CBAM calculation measures the embedded greenhouse gas emissions in imported goods and converts those emissions into a financial obligation priced at the EU ETS carbon price. The calculation does not produce a customs duty or a tax on revenue. It produces a certificate quantity: one CBAM certificate per tonne of CO₂e embedded in the goods.

The legal basis for the calculation methodology is Article 7 of Regulation (EU) 2023/956, supplemented in full technical detail by Implementing Regulation (EU) 2025/2547. Two quantities drive every CBAM calculation for CBAM embedded emissions: the specific embedded emissions (SEE) of the goods, expressed in tCO₂e per tonne of product, and the net mass of the import in tonnes.

Three types of emissions enter the calculation depending on the sector:

• Direct embedded emissions: Greenhouse gases from the production process itself, including heat and cooling consumed during production (Article 3(4), Regulation (EU) 2023/956).

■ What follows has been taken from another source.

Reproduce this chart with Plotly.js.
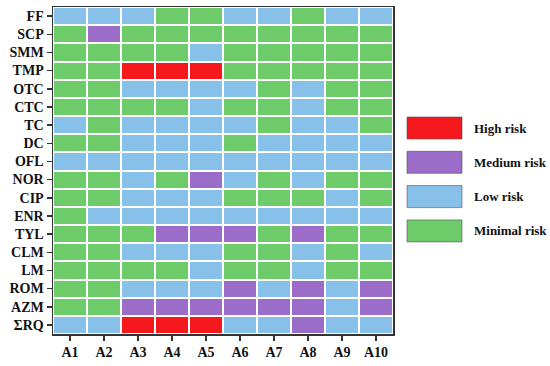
<!DOCTYPE html>
<html>
<head>
<meta charset="utf-8">
<script src="https://cdn.plot.ly/plotly-3.0.1.min.js"></script>
<style>html,body{margin:0;padding:0;background:#fff;}#chart{width:550px;height:366px;}</style>
</head>
<body>
<div id="chart"></div>
<script>
// Sites (columns)
var sites = ["A1","A2","A3","A4","A5","A6","A7","A8","A9","A10"];
// Antibiotics (rows, top to bottom)
var compounds = ["FF","SCP","SMM","TMP","OTC","CTC","TC","DC","OFL","NOR","CIP","ENR","TYL","CLM","LM","ROM","AZM","ΣRQ"];
// Risk level: 0 = Minimal, 1 = Low, 2 = Medium, 3 = High
var FF  = [1,1,1,0,0,1,1,0,1,1];
var SCP = [0,2,0,0,0,0,0,0,0,0];
var SMM = [0,0,0,0,1,0,0,0,0,0];
var TMP = [0,0,3,3,3,0,0,0,0,0];
var OTC = [0,0,1,1,1,1,0,1,0,0];
var CTC = [0,0,0,0,1,0,0,1,0,0];
var TC  = [1,0,1,1,1,1,0,1,1,0];
var DC  = [0,0,1,1,1,0,1,1,1,1];
var OFL = [1,1,1,1,1,1,1,1,1,1];
var NOR = [0,0,1,0,2,1,0,1,0,0];
var CIP = [0,0,1,1,1,0,0,0,1,0];
var ENR = [0,1,1,1,1,1,1,1,1,1];
var TYL = [0,0,0,2,2,2,0,2,0,0];
var CLM = [0,0,1,1,1,0,0,1,0,1];
var LM  = [0,0,0,0,1,0,0,1,0,0];
var ROM = [0,0,1,1,1,2,1,2,1,2];
var AZM = [0,0,2,2,2,2,2,2,1,2];
var SRQ = [1,1,3,3,3,1,1,2,1,1];

var riskLabels = ["High risk","Medium risk","Low risk","Minimal risk"];
var riskColors = ["#f5181d","#9b6cc8","#87c0e8","#6dcb6a"]; // high, medium, low, minimal

var z = [FF,SCP,SMM,TMP,OTC,CTC,TC,DC,OFL,NOR,CIP,ENR,TYL,CLM,LM,ROM,AZM,SRQ];

var cGreen = riskColors[3], cBlue = riskColors[2], cPurple = riskColors[1], cRed = riskColors[0];
var colorscale = [
  [0,cGreen],[0.25,cGreen],
  [0.25,cBlue],[0.5,cBlue],
  [0.5,cPurple],[0.75,cPurple],
  [0.75,cRed],[1,cRed]
];

var font = {family:"Liberation Serif, Times New Roman, serif", size:14, color:"#111", weight:"bold"};

var trace = {
  type:"heatmap",
  x:sites, y:compounds, z:z,
  zmin:-0.5, zmax:3.5,
  colorscale:colorscale,
  showscale:false,
  xgap:2, ygap:2,
  hoverinfo:"x+y+z"
};

// legend drawn as shapes/annotations in paper coords
var L = 53, R = 393, T = 7, B = 334;
function px2x(p){ return (p-L)/(R-L); }
function py2y(p){ return (B-p)/(B-T); }
var shapes = [], annotations = [];
for (var i=0;i<riskLabels.length;i++){
  var boxTop = 117 + i*34.3, boxBot = boxTop + 22;
  shapes.push({type:"rect", xref:"paper", yref:"paper",
    x0:px2x(407), x1:px2x(462), y0:py2y(boxBot), y1:py2y(boxTop),
    fillcolor:riskColors[i], line:{color:"rgba(70,70,90,0.55)", width:1}});
  annotations.push({xref:"paper", yref:"paper", x:px2x(472), y:py2y((boxTop+boxBot)/2),
    xanchor:"left", yanchor:"middle", showarrow:false, text:riskLabels[i],
    font:{family:font.family, size:13, color:"#111", weight:"bold"}});
}

var layout = {
  width:550, height:366,
  margin:{l:53, r:157, t:7, b:32},
  paper_bgcolor:"#fff", plot_bgcolor:"#fff",
  showlegend:false,
  xaxis:{type:"category", showline:true, mirror:true, linecolor:"#333", linewidth:1.5,
    ticks:"outside", ticklen:5, tickwidth:1.5, tickcolor:"#333", tickfont:font,
    showgrid:false, zeroline:false, fixedrange:true},
  yaxis:{type:"category", autorange:"reversed", showline:true, mirror:true, linecolor:"#333", linewidth:1.5,
    ticks:"outside", ticklen:5, tickwidth:1.5, tickcolor:"#333", tickfont:font,
    showgrid:false, zeroline:false, fixedrange:true},
  shapes:shapes,
  annotations:annotations
};

Plotly.newPlot("chart",[trace],layout,{displayModeBar:false, staticPlot:true});
</script>
</body>
</html>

Priced in all six sectors.
• Indirect embedded emissions: Emissions from electricity consumed during production (Article 3(4)). Priced only for cement and fertilizers.
• Precursor embedded emissions: Embedded emissions carried forward from Annex I inputs used to produce complex goods. Relevant for steel pipes (using hot-rolled coil as precursor) and cement (using clinker as precursor).

The CBAM factor reduces gross certificates to reflect remaining EU ETS free allocation. In 2026, the CBAM factor is 2.5%, meaning 97.5% of free allocation remains. The net certificate obligation formula is: Net obligation = SEE × Quantity × (CBAM factor ÷ 100). The gross CBAM calculation still matters for planning: it establishes the ceiling cost as free allocation phases out to zero by January 1, 2034.

How to Calculate CBAM Obligations: 6 Steps

The six steps below follow the importer compliance chain established under Regulation (EU) 2023/956 and IR (EU) 2025/2547. Each step produces a specific output that feeds the next step. Completing all six steps produces the final CBAM certificate obligation for the annual declaration.

Step 1: Identify the CN Code and Covered Sector

Every CBAM calculation starts with the Combined Nomenclature (CN) code of the imported product. The CN code determines whether the good falls under Annex I of Regulation (EU) 2023/956 and which of the six sectors applies.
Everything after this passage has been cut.